Our customers are looking for access hardware that connects with their existing building security badges, smartphones, and biometric systems. We need to be able to quickly connect with these systems without adding cost for the customer.
For example, automakers want to use the same fob used for keyless door locking and ignition to open a locked glove box or rear access compartment within the vehicle. In datacenters, maintenance personnel must use the same user credentials to access the server cabinet they are servicing as they did to get into the building, with compliance regulations requiring an audit trail that records who accessed the equipment, when, and how long. These are all functions of our connected world.
Q: How do you see the future? How will products/solution evolve?
Frattarola: The future of design is wide open, and what is most exciting about this is that technology does not evolve in a linear fashion. It will continue to evolve exponentially; what is considered new today will quickly be replaced by amazing technology that we have not yet thought of or even anticipated a need for.
Companies that are slow to adapt will not be here in the next 100 years. Kodak, for example, invented the digital camera but could not let go of the legacy film business. Likewise, most people today take pictures on their smartphones, which has made the traditional camera almost obsolete for the common person.
Many companies get caught up in the present and neglect to look into the near future. As a privately held company, Southco has more freedom to think of long-term strategies. We have dedicated teams that look into technologies not yet in use today that could potentially benefit our company and customers tomorrow.
Q: What is the biggest hurdle engineers or manufacturers will face moving forward in the next decade?
Frattarola: The biggest hurdle facing engineers and manufacturers will be the challenge of being flexible and adaptable enough to keep up with the speed of technology and future changes. Those who cannot keep up will end up losing their market share.
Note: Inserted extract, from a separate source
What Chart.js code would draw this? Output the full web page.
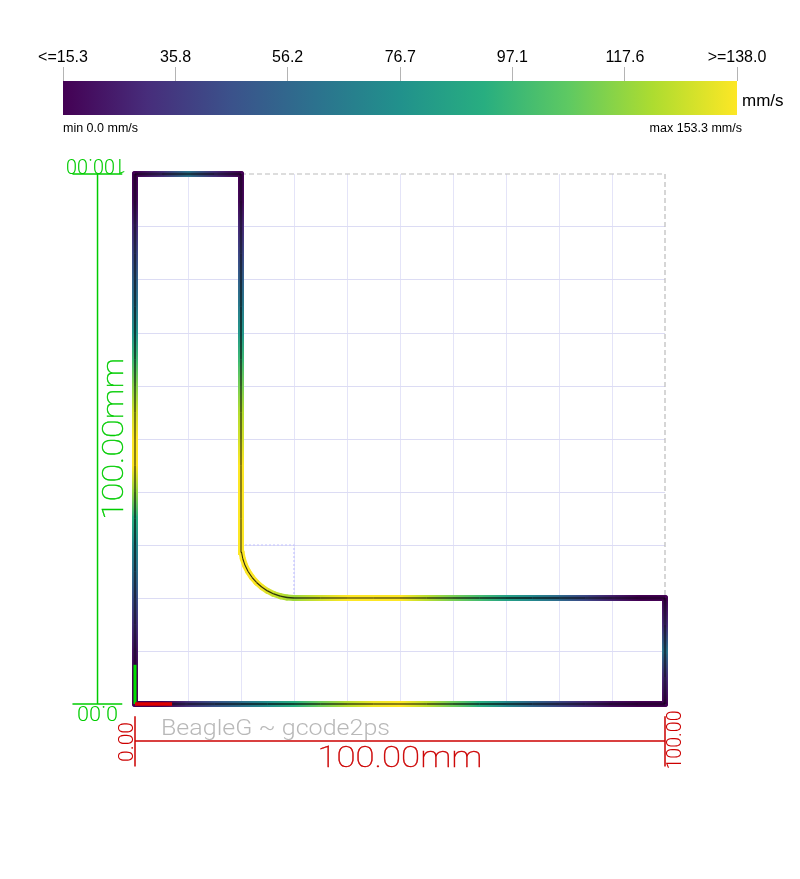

Over the last 100 years, it took a lot of financing and capital to start a company. Today, all that’s needed is an internet connection and a great idea to create, market, and promote a new company start-up or product. It will be a challenge for older companies steeped in bureaucracy and red tape to keep up with that kind of speed and tolerance for failure. Attitudes of larger companies that have led the way in the last 100 years will have to change and adapt if they are to survive another 100 years.
Company culture and leadership is the best way to prepare for these hurdles. At Southco, we have never laid off a person due to implementation of a cobot, or automation of a process. We have been able to redirect our people to more challenging jobs and have trained them on new skills needed to use and operate the new technologies we are implementing. If manufacturers continue to do this, people will not be afraid of technology.
History has shown that new technology has always created more jobs that in many cases have paid better than the jobs that they replaced or eliminated. Manufacturers need to create a culture where their people will embrace and adapt to changes in technology rather than fear it.